Poly(vinylidene fluoride) (PVDF) is one of the polymers which exhibit pronounced polymorphic crystalline forms, depending on crystallization conditions. Four different crystalline modifications, i.e., alpha, beta, gamma, and delta, have been reported so far. Among them, even though the alpha-form is the most common one, the beta-phase is the one that has attracted the widest interest due to its extensive piezo- and pyroelectric applications. During the past few decades, a substantial amount of work has been done in attempts to characterize these crystal modifications and transformations among them. It was well documented that the alpha-form PVDF can be easily obtained through melt crystallization of the PVDF at atmospheric pressure. Its beta-counterpart can, however, only be directly obtained by growth from solution, molecular epitaxy on the surface of potassium bromide, melt crystallization at high pressures, or by applying with a strong electric field.
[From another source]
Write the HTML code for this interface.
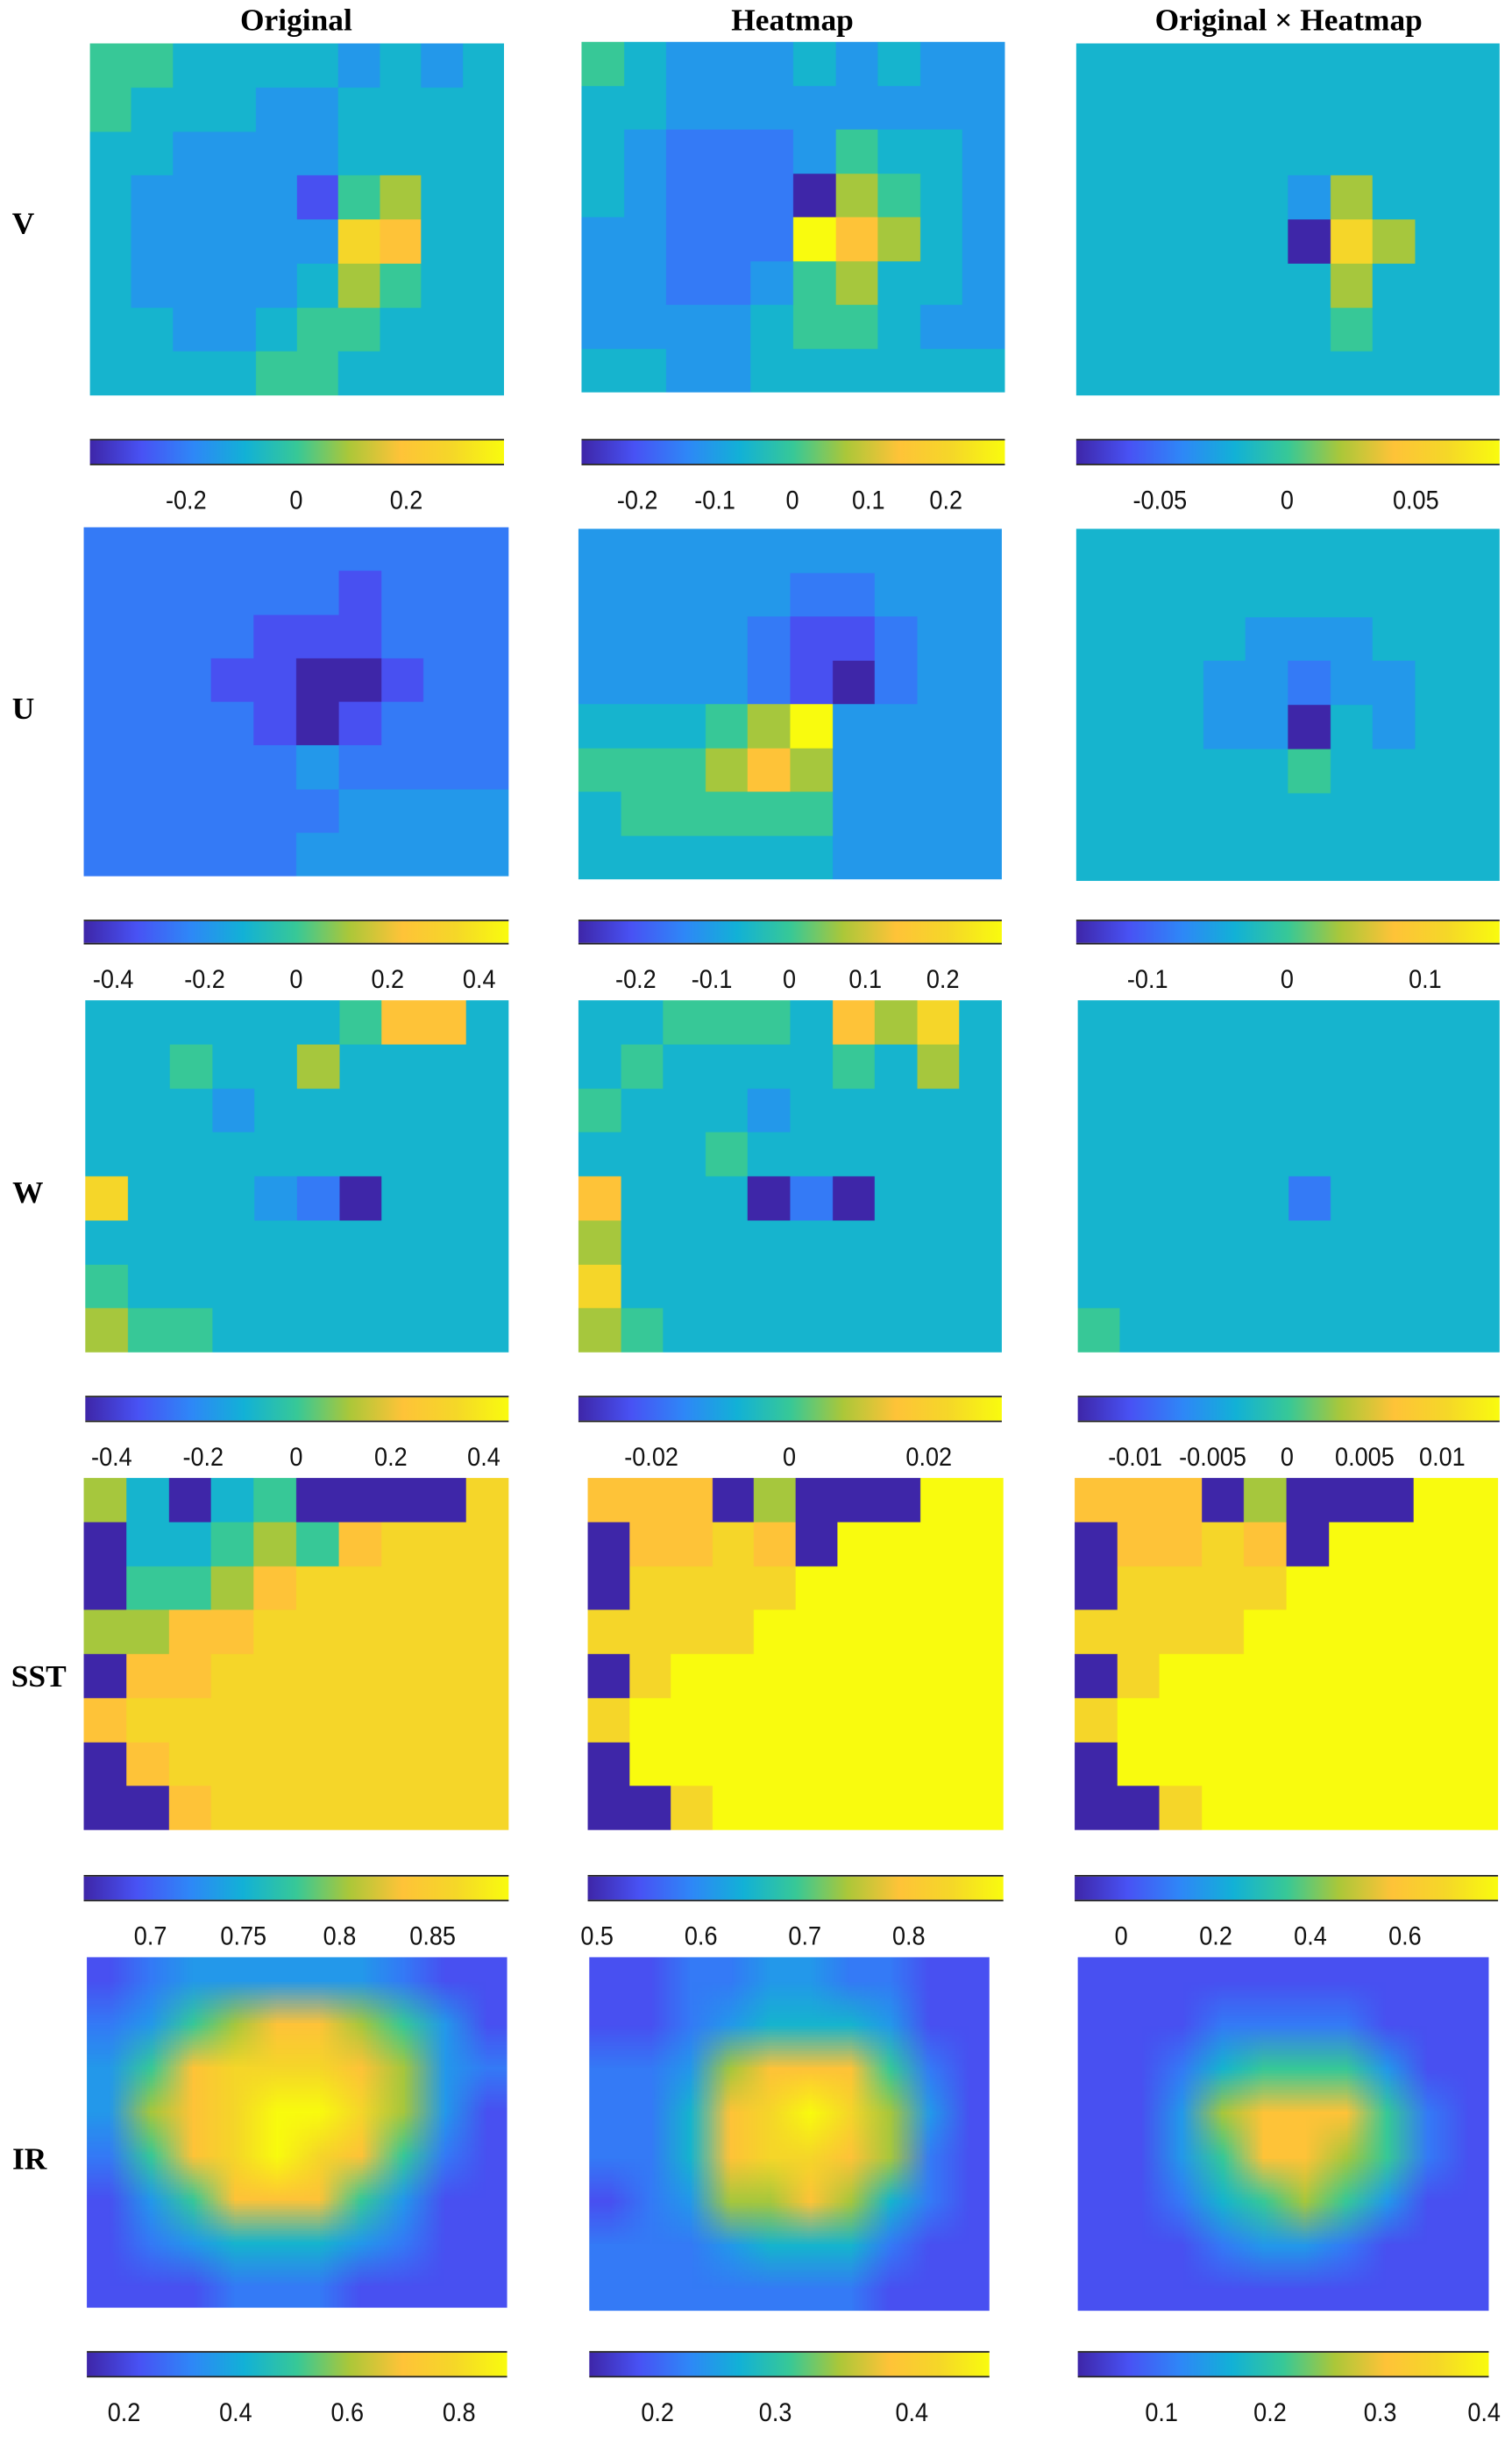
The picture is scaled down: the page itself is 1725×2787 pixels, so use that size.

Transformation from its alpha-phase to beta-phase has been achieved by mechanical deformation, while the retransformation could be conducted through melt recrystallization at atmospheric pressure. In the present work, the recrystallization behavior of carbon-coated melt-drawn oriented PVDF ultrathin films at atmospheric pressure was studied by means of transmission electron microscopy and electron diffraction. The results indicate that through vacuum evaporating a thin carbon layer on the surface of highly oriented alpha-PVDF ultrathin film, not only has its high orientation been preserved after a complete melting and recrystallization process, but an alpha --> beta transition of PVDF has also been achieved through melt recrystallization at atmospheric pressure. This technique can be successfully used for preparing highly oriented beta-PVDF ultrathin films, especially patterned microstructures of PVDF with its highly oriented polar beta-phase and nonoriented nonpolar alpha-phase.